What happens wildlife protection laws don’t keep pace with science? You can end up in a bizarre situation where an endangered species ceases to have any legal protection, thanks to an update to its scientific name.
This is an unintended consequence of the intersection between advances in taxonomy and genetics, intended to categorise species and biodiversity more precisely, with the objectives of conservationists and wildlife protection authorities. When these two disciplines fall out of synch, newly renamed species can lose their protection.
This may sound pedantic, even absurd, and it’s clearly against the “spirit” of policing the illegal wildlife trade. Yet if the accused find themselves on trial for smuggling a species that is no longer specifically named in the legislation charges are brought under, they may get away with it.
This is a particular risk for threatened species in China, as detailed in our latest research. The country is a hotspot for the illegal wildlife trade because animals and animal products are used for food and medicine, as objets d’art, or for pets. This trade is run by criminal cartels that are increasingly good at evading detection and punishment by, for instance, smuggling pangolin scales or disguising real elephant tusks within permitted consignments of quality synthetic ivory.
China’s outdated species names
China is especially exposed to taxonomic name changes because its native Protected Species List (PSL) has not been updated since it was first implemented in 1989. Animal science has moved on a great deal in the 27 years since, as new species have been discovered, and old ones have had their family trees or geographic distributions redrawn. Failure to update the names used on China’s PSL allows formerly-protected species to slip off, and also causes discrepancies with CITES, the international convention on illegal wildlife trade, and the IUCN Red List, the official register of endangered species.
For now, China still brings convictions under old species names, as given on the PSL, but once defence lawyers succeed in setting a precedent that these names are inaccurate (and they are trying) many threatened species will be at risk. At this point, appeals against current prison sentences are to be expected, with some perpetrators exonerated and even eligible for state compensation.

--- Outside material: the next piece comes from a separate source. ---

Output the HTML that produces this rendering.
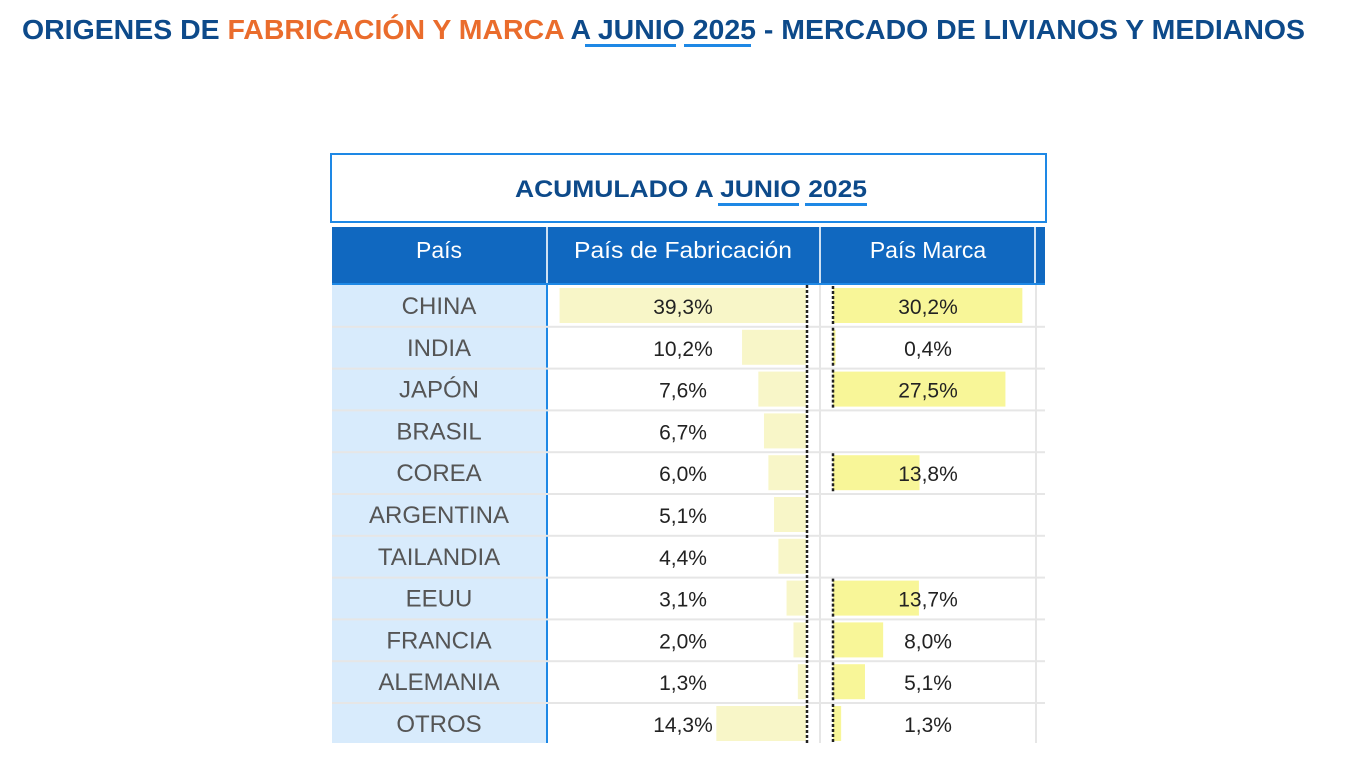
<!DOCTYPE html>
<html><head><meta charset="utf-8"><style>
html,body{margin:0;padding:0;background:#fff;width:1364px;height:773px;overflow:hidden}
svg{display:block}
text{font-family:"Liberation Sans",sans-serif}
</style></head><body>
<svg width="1364" height="773" viewBox="0 0 1364 773" xmlns="http://www.w3.org/2000/svg">
<text x="22" y="39" font-size="28" font-weight="bold" fill="#0d4a8a" textLength="1283" lengthAdjust="spacingAndGlyphs">ORIGENES DE <tspan fill="#ea6c2c">FABRICACIÓN Y MARCA</tspan> A JUNIO 2025 - MERCADO DE LIVIANOS Y MEDIANOS</text>
<rect x="585" y="44" width="91" height="3" fill="#1e88e5"/>
<rect x="684" y="44" width="67" height="3" fill="#1e88e5"/>
<rect x="331" y="154" width="715" height="68" fill="#fff" stroke="#1e88e5" stroke-width="2"/>
<text x="515" y="197" font-size="24" font-weight="bold" fill="#0d4a8a" textLength="352" lengthAdjust="spacingAndGlyphs">ACUMULADO A JUNIO 2025</text>
<rect x="718" y="203" width="81" height="3" fill="#1e88e5"/>
<rect x="805" y="203" width="62" height="3" fill="#1e88e5"/>
<rect x="332" y="227" width="713" height="56" fill="#1068c0"/>
<rect x="546" y="227" width="2" height="56" fill="#fff" opacity="0.8"/>
<rect x="819" y="227" width="2" height="56" fill="#fff" opacity="0.8"/>
<rect x="1034" y="227" width="2" height="56" fill="#fff" opacity="0.8"/>
<rect x="332" y="283" width="713" height="2" fill="#1e88e5"/>
<g font-size="23" fill="#fff" text-anchor="middle">
<text x="439" y="258">País</text><text x="683" y="258" textLength="218" lengthAdjust="spacingAndGlyphs">País de Fabricación</text><text x="928" y="258">País Marca</text></g>
<rect x="332" y="285" width="214" height="458" fill="#d8ebfc"/>
<rect x="546" y="285" width="2" height="458" fill="#1e88e5"/>
<rect x="819" y="285" width="2" height="458" fill="#e6e6e6"/>
<rect x="1035" y="285" width="2" height="458" fill="#e6e6e6"/>
<g id="rows"></g>
<line x1="807" y1="285" x2="807" y2="743" stroke="#222" stroke-width="2.5" stroke-dasharray="3,2"/>
</svg>
<script>
var d=[["CHINA",39.3,30.2],["INDIA",10.2,0.4],["JAPÓN",7.6,27.5],["BRASIL",6.7,null],["COREA",6.0,13.8],["ARGENTINA",5.1,null],["TAILANDIA",4.4,null],["EEUU",3.1,13.7],["FRANCIA",2.0,8.0],["ALEMANIA",1.3,5.1],["OTROS",14.3,1.3]];
var s="",h=41.8,k=6.27;
d.forEach(function(r,i){var y=285+h*i;
if(i>0)s+='<rect x="332" y="'+(y-1)+'" width="713" height="2" fill="#e6e6e6"/>';
var w=r[1]*k;s+='<rect x="'+(806-w)+'" y="'+(y+3)+'" width="'+w+'" height="35" fill="#f8f6c8"/>';
if(r[2]!=null){var w2=r[2]*k;s+='<rect x="833" y="'+(y+3)+'" width="'+w2+'" height="35" fill="#f8f698"/>';
s+='<line x1="833" y1="'+(y+1)+'" x2="833" y2="'+(y+h-1)+'" stroke="#222" stroke-width="2.5" stroke-dasharray="3,2"/>';}
var ty=y+29;
s+='<text x="439" y="'+ty+'" font-size="24" fill="#555" text-anchor="middle">'+r[0]+'</text>';
s+='<text x="683" y="'+ty+'" font-size="21" fill="#222" text-anchor="middle">'+r[1].toFixed(1).replace(".",",")+'%</text>';
if(r[2]!=null)s+='<text x="928" y="'+ty+'" font-size="21" fill="#222" text-anchor="middle">'+r[2].toFixed(1).replace(".",",")+'%</text>';});
document.getElementById("rows").innerHTML=s;
</script>
</body></html>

China’s protected list includes 79 mammal groups referred to by their common name (tigers, say) and by their scientific name (Panthera tigris). Of these, 18 threatened species have undergone taxonomic name changes that are no longer consistent with the legislation aimed at protecting them.
For instance, there is lot of demand for pangolin scales for traditional Chinese medicine. These cute, scaly animals are the world’s most-trafficked wild mammals, but only the Chinese pangolin (Manis pentadactyla) is listed on China’s PSL as a native species. Currently, other pangolin species receive protection as exotic animals under international law. However, new data show that the Malayan pangolin (M. javanica) and the Indian pangolin (M. crassicaudata) are, in reality, also native to China. This means trafficking these two species no longer necessarily implies international trade, and thus no violation of the CITES treaty. Until they are added to China’s protection list, trade in potentially “native” Malayan and Indian pangolins is not, literally, in contravention of current legislation.
Law must keep up with the science
Another problem arises when a protected species becomes split into several newly recognised species. The goral, for example, is a small goat-like animal that lives in the mountains of south and east Asia:
The animal appears as “Naemorhedus goral” on China’s list. However, there are now three recognised species: the Himalayan goral (N. goral) in southern Tibet (still protected), along with two new unprotected species, the long-tailed goral (N. caudatus) and the Chinese goral (N. griseus), both of which are found in the country.
Similarly, the Chinese mainland serow (Capricornis milneedwardsii), a “goat antelope”, was elevated from sub-species status in 2005, leaving only the residual Sumatran serow, C. sumatraensis, on China’s protected species list. The legal status of the Northern pig-tailed macaque and the Siberian ibex are affected likewise.
Ambiguity is exacerbated when discrepancies arise between the scientific names on China’s protected list and those used internationally. For example, in Yunnan Province, 34 cases of Asian black bear trafficking or poaching have been prosecuted successfully using its Chinese name, Selenarctos thibetanus, although CITES calls this same bear Ursus thibetanus.
Similarly, the Asian golden cat is Felis temminckii on China’s protected list (the name used in two criminal cases in Yunnan) but known as Catopuma temminckii elsewhere. Other species with different names on the Chinese and CITES lists include the Eurasian lynx, the fishing cat, Eld’s deer and the hog deer. These naming differences hinder prosecutions and accurate data collection on the illegal wildlife trade.
So what can be done to remedy this bizarre situation? Although China lags behind many other nations in updating its protected species lists, this issue can afflict any country. All 181 CITES signatory nations should keep in step with the latest taxonomy. A database called “Species+”, used by the UN and the CITES secretariat to define the legal names, protected status, and distribution of all species, should become the standard for national legislation. This would allow wildlife enforcement agencies to all identify species to the same standard and alleviate trans-border inconsistencies.
In light of substantial worldwide attention to wildlife crime in China, its government is committed to a “zero tolerance policy” and is consulting on the revision and amendment of existing wildlife laws. This is a decisive opportunity to close those taxonomic loopholes, and save China’s endangered species.